## [Given exercise]
Retype only what runs from the beginning of the data through the line with "(a3) at (555,863.5)"; please omit the pictures and keep every line exact.

## [Information provided]
++++++++++++++++++++
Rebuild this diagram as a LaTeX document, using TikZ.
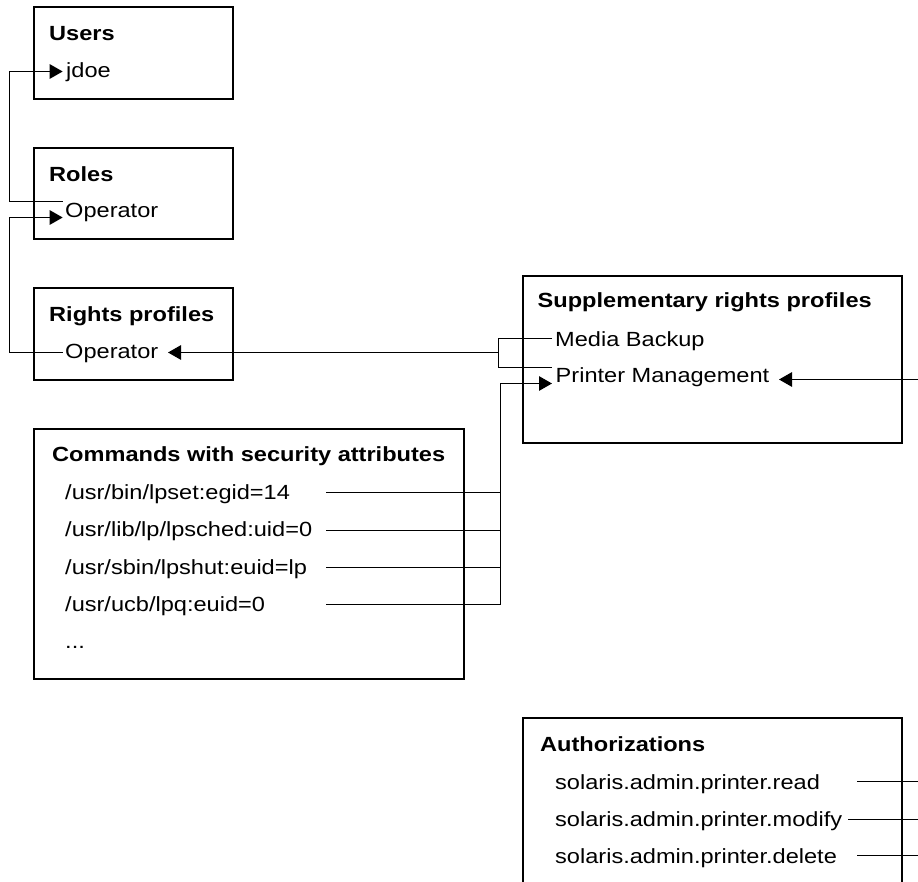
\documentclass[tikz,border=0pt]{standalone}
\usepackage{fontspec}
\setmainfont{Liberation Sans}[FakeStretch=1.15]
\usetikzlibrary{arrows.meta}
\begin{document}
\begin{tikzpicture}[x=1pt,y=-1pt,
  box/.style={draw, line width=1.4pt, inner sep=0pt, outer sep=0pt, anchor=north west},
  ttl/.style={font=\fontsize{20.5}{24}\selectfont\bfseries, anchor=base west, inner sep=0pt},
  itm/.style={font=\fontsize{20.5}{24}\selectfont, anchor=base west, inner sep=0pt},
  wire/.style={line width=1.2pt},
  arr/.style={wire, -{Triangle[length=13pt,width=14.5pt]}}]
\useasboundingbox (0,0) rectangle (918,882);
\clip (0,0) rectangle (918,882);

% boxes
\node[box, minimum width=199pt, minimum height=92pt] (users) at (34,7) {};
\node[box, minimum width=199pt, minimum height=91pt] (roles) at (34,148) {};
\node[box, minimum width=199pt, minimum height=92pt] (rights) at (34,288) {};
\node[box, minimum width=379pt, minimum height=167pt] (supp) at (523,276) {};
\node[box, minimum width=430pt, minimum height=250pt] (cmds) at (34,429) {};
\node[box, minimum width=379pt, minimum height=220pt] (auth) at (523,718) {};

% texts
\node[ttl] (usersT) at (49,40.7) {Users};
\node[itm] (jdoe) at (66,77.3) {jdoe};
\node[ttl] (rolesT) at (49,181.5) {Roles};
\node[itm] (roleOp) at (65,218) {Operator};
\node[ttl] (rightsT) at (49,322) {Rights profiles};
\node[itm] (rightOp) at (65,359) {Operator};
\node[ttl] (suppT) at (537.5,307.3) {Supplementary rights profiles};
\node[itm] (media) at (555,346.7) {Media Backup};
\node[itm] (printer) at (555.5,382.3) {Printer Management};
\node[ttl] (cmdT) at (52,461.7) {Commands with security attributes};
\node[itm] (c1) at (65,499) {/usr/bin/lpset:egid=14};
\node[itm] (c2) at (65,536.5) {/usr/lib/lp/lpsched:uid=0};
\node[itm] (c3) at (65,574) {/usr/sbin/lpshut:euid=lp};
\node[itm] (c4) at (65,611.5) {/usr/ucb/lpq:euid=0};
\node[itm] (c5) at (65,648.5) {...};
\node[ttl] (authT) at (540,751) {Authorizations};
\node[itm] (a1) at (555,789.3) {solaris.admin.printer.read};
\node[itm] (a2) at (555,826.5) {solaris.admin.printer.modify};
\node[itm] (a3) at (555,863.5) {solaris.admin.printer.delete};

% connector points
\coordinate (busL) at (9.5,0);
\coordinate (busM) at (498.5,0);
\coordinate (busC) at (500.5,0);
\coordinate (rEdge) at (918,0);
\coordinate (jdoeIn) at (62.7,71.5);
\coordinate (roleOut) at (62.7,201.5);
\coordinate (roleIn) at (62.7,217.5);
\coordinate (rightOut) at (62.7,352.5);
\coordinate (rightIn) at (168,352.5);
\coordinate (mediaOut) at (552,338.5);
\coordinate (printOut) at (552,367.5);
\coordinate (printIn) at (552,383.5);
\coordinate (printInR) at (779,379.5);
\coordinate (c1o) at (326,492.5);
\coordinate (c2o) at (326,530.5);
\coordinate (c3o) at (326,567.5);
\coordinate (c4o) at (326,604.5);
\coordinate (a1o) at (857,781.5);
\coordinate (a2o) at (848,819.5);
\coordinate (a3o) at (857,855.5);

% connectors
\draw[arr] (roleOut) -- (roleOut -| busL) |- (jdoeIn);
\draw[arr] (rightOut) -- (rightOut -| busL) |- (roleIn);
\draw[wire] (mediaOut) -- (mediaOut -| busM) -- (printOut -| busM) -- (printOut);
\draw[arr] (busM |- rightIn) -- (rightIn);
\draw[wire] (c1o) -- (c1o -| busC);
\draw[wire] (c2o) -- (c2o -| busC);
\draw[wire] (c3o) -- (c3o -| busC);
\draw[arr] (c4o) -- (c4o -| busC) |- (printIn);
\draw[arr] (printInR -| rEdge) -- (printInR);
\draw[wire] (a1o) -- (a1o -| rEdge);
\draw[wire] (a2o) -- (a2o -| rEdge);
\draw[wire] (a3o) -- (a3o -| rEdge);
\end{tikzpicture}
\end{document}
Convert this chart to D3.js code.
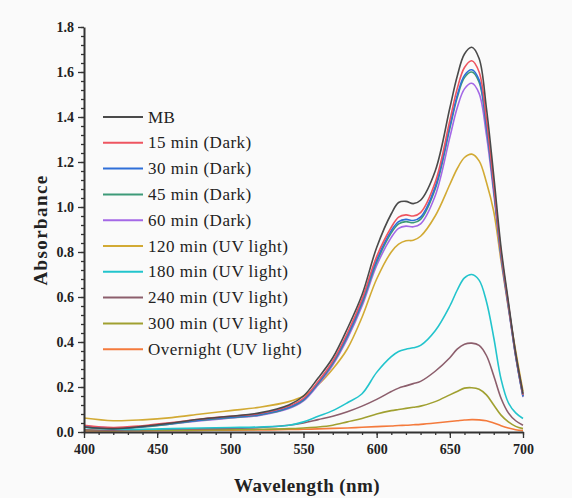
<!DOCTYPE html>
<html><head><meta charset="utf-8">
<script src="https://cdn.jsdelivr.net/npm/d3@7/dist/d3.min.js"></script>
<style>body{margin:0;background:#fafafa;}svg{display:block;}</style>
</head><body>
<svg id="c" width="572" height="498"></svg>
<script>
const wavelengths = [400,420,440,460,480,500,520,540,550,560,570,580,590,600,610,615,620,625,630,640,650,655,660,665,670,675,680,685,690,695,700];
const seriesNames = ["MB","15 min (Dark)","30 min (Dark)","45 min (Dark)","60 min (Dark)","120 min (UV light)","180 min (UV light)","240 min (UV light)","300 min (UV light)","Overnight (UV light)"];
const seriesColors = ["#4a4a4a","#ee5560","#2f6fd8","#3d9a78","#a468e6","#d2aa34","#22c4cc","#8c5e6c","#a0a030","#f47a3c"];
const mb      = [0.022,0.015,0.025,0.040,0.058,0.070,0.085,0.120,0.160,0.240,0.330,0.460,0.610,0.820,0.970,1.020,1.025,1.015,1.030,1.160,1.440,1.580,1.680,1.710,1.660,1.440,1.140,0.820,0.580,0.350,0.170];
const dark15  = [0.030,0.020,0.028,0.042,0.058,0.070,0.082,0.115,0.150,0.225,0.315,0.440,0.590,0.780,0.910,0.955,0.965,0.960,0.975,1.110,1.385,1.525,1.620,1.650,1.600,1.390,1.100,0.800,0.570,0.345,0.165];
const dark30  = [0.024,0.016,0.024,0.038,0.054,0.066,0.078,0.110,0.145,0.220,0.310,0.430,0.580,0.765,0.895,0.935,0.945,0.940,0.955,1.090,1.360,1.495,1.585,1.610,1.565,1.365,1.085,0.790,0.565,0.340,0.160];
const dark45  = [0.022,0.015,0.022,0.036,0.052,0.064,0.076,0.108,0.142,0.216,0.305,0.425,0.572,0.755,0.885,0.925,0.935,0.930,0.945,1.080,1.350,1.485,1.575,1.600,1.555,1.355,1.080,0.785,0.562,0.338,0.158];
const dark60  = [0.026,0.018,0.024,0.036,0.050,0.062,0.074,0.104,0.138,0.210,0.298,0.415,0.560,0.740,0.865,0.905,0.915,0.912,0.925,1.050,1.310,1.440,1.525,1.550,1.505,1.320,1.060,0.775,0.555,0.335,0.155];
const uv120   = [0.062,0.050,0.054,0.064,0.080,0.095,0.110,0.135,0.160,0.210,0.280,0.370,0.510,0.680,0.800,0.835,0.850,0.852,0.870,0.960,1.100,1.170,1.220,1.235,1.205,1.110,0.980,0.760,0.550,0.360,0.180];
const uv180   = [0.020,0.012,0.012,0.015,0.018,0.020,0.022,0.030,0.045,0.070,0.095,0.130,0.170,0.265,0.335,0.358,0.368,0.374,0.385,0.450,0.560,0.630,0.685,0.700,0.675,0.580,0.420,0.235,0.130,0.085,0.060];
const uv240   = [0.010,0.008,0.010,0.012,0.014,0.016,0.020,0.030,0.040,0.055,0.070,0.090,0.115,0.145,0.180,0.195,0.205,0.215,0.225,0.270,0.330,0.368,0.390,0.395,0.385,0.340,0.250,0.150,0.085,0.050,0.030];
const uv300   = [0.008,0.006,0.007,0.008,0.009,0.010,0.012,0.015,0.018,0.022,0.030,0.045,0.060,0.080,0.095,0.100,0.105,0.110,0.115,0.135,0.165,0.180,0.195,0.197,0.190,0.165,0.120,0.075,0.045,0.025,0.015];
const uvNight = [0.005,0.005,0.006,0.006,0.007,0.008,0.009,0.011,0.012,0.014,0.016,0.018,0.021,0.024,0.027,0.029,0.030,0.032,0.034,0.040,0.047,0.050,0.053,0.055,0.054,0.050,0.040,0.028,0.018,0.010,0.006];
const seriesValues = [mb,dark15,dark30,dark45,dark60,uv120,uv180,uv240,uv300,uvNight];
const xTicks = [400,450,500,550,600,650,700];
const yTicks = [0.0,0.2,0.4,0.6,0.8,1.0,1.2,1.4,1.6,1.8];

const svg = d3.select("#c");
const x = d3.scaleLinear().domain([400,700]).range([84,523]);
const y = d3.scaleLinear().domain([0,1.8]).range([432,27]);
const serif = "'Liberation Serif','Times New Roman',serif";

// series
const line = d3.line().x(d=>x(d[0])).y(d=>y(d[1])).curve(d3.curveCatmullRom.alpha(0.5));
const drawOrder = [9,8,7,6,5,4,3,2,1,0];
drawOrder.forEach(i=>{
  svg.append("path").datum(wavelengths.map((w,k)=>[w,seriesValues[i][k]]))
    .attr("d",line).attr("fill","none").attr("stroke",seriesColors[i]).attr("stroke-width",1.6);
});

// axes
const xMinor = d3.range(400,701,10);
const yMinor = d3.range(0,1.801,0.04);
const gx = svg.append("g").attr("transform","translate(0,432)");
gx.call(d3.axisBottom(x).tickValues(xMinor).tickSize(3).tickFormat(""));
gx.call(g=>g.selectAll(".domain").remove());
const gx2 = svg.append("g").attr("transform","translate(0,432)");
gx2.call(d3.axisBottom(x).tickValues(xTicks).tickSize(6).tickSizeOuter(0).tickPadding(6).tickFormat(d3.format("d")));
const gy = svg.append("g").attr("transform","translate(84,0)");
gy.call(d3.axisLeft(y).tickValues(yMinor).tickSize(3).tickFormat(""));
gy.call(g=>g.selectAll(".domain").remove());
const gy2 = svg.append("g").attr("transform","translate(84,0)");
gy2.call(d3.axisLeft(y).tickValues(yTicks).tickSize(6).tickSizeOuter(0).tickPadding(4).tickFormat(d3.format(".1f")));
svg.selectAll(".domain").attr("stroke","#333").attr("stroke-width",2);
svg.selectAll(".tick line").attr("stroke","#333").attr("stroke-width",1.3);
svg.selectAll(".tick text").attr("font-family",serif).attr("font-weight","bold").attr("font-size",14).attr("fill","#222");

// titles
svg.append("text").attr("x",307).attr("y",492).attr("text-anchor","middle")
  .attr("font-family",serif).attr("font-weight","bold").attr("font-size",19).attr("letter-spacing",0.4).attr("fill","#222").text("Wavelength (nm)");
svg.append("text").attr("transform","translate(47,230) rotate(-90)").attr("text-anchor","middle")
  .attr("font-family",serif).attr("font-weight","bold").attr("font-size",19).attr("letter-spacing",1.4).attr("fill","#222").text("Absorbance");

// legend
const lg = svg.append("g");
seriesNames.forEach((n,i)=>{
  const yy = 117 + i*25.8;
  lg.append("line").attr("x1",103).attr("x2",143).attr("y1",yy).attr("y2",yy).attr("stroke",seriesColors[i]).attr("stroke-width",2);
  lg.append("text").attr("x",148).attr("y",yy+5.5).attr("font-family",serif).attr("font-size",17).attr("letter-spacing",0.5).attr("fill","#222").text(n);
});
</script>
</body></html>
++++++++++++++++++++
## [Correct result]
Rebuild this diagram as a LaTeX document, using TikZ.
\documentclass[tikz,border=0pt]{standalone}
\usepackage{fontspec}
\setmainfont{Liberation Sans}[FakeStretch=1.15]
\usetikzlibrary{arrows.meta}
\begin{document}
\begin{tikzpicture}[x=1pt,y=-1pt,
  box/.style={draw, line width=1.4pt, inner sep=0pt, outer sep=0pt, anchor=north west},
  ttl/.style={font=\fontsize{20.5}{24}\selectfont\bfseries, anchor=base west, inner sep=0pt},
  itm/.style={font=\fontsize{20.5}{24}\selectfont, anchor=base west, inner sep=0pt},
  wire/.style={line width=1.2pt},
  arr/.style={wire, -{Triangle[length=13pt,width=14.5pt]}}]
\useasboundingbox (0,0) rectangle (918,882);
\clip (0,0) rectangle (918,882);

% boxes
\node[box, minimum width=199pt, minimum height=92pt] (users) at (34,7) {};
\node[box, minimum width=199pt, minimum height=91pt] (roles) at (34,148) {};
\node[box, minimum width=199pt, minimum height=92pt] (rights) at (34,288) {};
\node[box, minimum width=379pt, minimum height=167pt] (supp) at (523,276) {};
\node[box, minimum width=430pt, minimum height=250pt] (cmds) at (34,429) {};
\node[box, minimum width=379pt, minimum height=220pt] (auth) at (523,718) {};

% texts
\node[ttl] (usersT) at (49,40.7) {Users};
\node[itm] (jdoe) at (66,77.3) {jdoe};
\node[ttl] (rolesT) at (49,181.5) {Roles};
\node[itm] (roleOp) at (65,218) {Operator};
\node[ttl] (rightsT) at (49,322) {Rights profiles};
\node[itm] (rightOp) at (65,359) {Operator};
\node[ttl] (suppT) at (537.5,307.3) {Supplementary rights profiles};
\node[itm] (media) at (555,346.7) {Media Backup};
\node[itm] (printer) at (555.5,382.3) {Printer Management};
\node[ttl] (cmdT) at (52,461.7) {Commands with security attributes};
\node[itm] (c1) at (65,499) {/usr/bin/lpset:egid=14};
\node[itm] (c2) at (65,536.5) {/usr/lib/lp/lpsched:uid=0};
\node[itm] (c3) at (65,574) {/usr/sbin/lpshut:euid=lp};
\node[itm] (c4) at (65,611.5) {/usr/ucb/lpq:euid=0};
\node[itm] (c5) at (65,648.5) {...};
\node[ttl] (authT) at (540,751) {Authorizations};
\node[itm] (a1) at (555,789.3) {solaris.admin.printer.read};
\node[itm] (a2) at (555,826.5) {solaris.admin.printer.modify};
\node[itm] (a3) at (555,863.5) {solaris.admin.printer.delete};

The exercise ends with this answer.